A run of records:
• • • •

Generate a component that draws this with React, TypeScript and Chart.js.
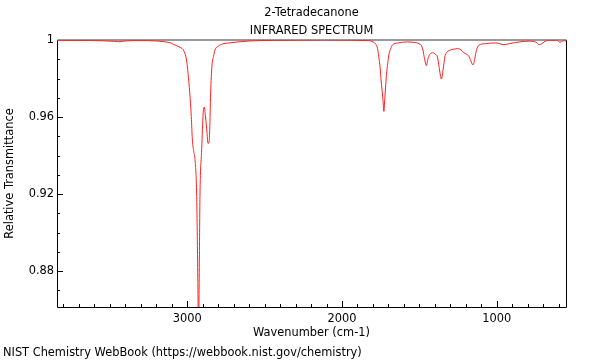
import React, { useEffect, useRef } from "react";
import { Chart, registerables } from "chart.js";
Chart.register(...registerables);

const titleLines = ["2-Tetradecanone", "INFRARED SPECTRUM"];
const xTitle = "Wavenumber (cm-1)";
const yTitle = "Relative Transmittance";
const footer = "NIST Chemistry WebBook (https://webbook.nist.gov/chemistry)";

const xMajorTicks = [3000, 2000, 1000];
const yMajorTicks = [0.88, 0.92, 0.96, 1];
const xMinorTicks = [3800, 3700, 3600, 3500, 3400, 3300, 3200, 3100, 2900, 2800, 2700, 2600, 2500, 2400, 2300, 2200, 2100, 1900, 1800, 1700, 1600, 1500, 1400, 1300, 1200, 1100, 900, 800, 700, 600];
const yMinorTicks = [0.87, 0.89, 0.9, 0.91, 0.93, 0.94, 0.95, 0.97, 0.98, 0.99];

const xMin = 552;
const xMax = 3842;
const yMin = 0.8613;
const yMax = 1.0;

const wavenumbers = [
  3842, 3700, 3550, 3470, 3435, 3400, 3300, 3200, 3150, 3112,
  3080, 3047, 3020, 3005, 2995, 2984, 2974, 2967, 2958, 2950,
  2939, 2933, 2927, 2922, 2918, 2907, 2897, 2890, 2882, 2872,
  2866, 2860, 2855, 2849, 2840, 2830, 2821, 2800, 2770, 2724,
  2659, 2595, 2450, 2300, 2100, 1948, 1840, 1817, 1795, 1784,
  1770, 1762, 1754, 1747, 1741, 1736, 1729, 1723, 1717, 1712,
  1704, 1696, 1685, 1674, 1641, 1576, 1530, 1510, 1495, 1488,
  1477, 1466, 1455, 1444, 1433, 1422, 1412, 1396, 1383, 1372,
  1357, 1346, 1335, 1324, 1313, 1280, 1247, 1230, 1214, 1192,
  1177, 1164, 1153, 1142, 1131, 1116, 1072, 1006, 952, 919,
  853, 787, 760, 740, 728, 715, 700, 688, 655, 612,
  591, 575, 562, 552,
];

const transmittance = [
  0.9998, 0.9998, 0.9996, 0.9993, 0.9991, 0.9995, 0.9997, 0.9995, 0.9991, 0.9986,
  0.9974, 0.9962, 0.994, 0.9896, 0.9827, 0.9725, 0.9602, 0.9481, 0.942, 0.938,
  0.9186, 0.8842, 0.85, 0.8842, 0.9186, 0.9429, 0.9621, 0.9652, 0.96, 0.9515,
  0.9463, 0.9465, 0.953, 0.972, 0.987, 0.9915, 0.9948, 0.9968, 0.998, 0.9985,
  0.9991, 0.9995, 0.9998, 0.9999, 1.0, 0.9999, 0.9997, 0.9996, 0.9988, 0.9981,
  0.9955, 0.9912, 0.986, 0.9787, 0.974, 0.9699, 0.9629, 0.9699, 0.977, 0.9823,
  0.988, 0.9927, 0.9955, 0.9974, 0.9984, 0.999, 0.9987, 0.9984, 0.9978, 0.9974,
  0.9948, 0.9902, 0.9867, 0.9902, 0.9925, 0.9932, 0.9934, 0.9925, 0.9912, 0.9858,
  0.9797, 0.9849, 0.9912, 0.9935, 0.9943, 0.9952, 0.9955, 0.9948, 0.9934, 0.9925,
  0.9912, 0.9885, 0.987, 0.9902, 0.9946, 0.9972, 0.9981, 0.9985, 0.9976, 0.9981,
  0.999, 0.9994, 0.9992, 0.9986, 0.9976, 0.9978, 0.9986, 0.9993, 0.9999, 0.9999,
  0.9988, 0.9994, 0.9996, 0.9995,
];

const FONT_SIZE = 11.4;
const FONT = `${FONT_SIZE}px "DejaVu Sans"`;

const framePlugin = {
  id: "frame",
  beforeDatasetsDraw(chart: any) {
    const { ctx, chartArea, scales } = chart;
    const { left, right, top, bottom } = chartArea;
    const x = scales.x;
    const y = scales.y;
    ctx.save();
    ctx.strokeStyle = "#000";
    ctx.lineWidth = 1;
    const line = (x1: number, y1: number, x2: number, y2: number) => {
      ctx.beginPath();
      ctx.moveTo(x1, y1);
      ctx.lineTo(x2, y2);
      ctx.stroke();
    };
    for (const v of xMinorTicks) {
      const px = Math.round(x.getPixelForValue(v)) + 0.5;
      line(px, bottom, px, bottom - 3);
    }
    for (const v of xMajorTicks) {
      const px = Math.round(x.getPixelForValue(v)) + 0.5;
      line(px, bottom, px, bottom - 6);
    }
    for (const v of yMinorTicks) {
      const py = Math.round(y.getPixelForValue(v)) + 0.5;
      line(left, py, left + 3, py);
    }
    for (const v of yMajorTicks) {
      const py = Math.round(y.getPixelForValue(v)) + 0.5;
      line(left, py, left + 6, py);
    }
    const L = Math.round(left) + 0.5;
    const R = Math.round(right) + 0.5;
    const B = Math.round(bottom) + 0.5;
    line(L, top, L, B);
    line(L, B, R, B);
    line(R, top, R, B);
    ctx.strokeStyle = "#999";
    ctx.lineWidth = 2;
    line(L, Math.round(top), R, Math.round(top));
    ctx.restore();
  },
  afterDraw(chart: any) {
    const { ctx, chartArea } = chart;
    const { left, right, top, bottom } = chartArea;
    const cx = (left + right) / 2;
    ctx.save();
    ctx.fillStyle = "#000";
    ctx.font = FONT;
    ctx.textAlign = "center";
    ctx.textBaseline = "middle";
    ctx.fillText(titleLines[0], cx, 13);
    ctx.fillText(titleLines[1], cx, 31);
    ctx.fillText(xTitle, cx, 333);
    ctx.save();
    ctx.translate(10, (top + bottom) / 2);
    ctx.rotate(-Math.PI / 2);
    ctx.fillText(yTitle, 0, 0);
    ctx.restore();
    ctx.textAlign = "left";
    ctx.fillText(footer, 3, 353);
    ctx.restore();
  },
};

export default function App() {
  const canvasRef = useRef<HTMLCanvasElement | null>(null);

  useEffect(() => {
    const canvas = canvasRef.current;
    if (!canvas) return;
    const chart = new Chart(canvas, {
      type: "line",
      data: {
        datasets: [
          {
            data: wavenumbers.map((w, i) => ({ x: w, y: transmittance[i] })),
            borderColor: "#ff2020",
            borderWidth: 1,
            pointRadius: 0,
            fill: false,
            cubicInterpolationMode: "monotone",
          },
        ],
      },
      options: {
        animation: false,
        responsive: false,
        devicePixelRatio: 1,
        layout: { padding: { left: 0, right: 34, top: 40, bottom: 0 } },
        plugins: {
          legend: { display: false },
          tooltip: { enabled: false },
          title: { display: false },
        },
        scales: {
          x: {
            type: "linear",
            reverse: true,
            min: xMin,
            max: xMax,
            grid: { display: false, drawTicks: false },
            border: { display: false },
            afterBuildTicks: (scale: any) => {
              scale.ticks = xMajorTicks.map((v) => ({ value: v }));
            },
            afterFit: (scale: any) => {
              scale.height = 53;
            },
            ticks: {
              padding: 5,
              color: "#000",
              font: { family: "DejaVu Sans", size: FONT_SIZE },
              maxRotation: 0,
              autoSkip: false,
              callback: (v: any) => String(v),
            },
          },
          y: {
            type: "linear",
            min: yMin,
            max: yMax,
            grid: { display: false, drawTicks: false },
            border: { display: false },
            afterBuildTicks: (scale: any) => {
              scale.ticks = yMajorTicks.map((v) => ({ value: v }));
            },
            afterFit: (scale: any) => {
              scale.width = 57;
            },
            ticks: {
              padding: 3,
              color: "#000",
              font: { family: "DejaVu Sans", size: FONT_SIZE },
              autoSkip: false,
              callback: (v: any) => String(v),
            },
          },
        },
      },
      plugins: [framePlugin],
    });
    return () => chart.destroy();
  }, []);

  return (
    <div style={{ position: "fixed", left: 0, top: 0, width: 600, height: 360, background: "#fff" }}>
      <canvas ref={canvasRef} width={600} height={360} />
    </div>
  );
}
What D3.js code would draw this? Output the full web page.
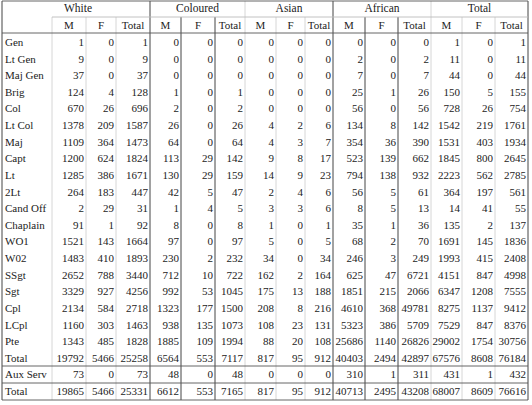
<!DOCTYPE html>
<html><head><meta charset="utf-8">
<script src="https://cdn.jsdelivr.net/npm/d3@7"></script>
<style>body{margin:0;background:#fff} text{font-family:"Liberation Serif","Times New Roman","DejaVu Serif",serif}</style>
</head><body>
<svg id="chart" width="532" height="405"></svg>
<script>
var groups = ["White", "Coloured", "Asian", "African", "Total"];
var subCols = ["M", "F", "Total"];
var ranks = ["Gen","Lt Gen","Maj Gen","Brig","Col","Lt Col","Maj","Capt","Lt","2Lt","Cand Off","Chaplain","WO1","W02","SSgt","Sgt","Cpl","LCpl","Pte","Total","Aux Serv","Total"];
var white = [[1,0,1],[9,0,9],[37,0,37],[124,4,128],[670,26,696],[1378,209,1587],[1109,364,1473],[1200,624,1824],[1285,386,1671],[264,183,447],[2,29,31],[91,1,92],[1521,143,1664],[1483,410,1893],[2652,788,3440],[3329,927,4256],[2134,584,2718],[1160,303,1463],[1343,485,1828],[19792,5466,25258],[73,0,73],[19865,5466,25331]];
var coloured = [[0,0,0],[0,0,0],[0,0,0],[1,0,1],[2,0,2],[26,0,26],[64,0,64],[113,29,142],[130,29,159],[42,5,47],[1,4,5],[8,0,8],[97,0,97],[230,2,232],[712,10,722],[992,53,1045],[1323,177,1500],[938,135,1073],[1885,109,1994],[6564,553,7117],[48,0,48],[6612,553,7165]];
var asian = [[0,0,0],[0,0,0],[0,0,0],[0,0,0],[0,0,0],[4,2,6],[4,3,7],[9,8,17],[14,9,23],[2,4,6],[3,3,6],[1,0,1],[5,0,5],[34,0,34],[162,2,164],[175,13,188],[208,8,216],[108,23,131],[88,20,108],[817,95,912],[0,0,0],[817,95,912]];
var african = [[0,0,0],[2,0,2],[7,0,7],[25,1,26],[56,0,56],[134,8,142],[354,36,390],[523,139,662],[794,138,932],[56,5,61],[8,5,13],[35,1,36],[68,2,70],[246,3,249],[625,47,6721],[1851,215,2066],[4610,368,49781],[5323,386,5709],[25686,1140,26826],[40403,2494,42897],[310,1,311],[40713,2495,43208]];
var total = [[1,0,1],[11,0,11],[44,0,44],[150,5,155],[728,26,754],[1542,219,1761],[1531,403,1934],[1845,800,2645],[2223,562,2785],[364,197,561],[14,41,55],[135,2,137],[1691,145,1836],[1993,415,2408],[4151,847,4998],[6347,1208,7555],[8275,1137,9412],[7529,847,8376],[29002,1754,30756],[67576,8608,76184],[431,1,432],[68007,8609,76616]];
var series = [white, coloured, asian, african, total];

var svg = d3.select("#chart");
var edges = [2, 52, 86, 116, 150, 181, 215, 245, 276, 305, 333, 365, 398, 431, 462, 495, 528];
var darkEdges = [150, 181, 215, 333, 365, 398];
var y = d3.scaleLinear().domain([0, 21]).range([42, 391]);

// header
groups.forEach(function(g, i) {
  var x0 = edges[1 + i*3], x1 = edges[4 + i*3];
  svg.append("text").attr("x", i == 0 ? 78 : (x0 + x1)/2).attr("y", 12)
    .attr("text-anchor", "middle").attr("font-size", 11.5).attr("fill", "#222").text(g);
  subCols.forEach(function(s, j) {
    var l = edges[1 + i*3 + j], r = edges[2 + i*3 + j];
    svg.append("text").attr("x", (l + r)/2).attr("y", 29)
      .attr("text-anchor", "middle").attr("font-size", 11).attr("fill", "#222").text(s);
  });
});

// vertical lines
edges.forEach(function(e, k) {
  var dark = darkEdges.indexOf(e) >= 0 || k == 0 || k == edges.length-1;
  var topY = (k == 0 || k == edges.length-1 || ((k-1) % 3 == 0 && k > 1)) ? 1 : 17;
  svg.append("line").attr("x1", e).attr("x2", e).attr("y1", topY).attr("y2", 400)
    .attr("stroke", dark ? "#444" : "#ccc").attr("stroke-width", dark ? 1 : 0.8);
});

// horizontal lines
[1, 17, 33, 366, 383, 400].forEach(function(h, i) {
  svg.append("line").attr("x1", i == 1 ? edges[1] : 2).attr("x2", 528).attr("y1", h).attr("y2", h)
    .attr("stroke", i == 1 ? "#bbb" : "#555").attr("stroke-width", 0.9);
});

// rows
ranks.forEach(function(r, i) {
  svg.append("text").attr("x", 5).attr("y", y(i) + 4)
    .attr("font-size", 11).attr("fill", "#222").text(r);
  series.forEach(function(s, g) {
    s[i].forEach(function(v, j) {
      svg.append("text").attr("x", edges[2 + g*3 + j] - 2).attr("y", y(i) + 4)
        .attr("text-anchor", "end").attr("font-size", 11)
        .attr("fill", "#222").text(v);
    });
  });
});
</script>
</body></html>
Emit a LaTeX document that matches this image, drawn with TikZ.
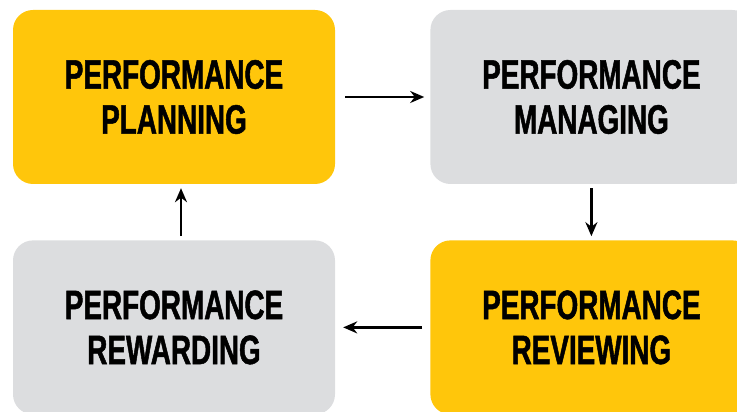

• • • •

OBJECTIVE: Copy out every line from the material above in which the word "this" appears.

THE OUTPUT:
Generate a component that draws this with React, TypeScript and Chart.js.
What D3.js code would draw this? Output the full web page.
Emit a LaTeX document that matches this image, drawn with TikZ.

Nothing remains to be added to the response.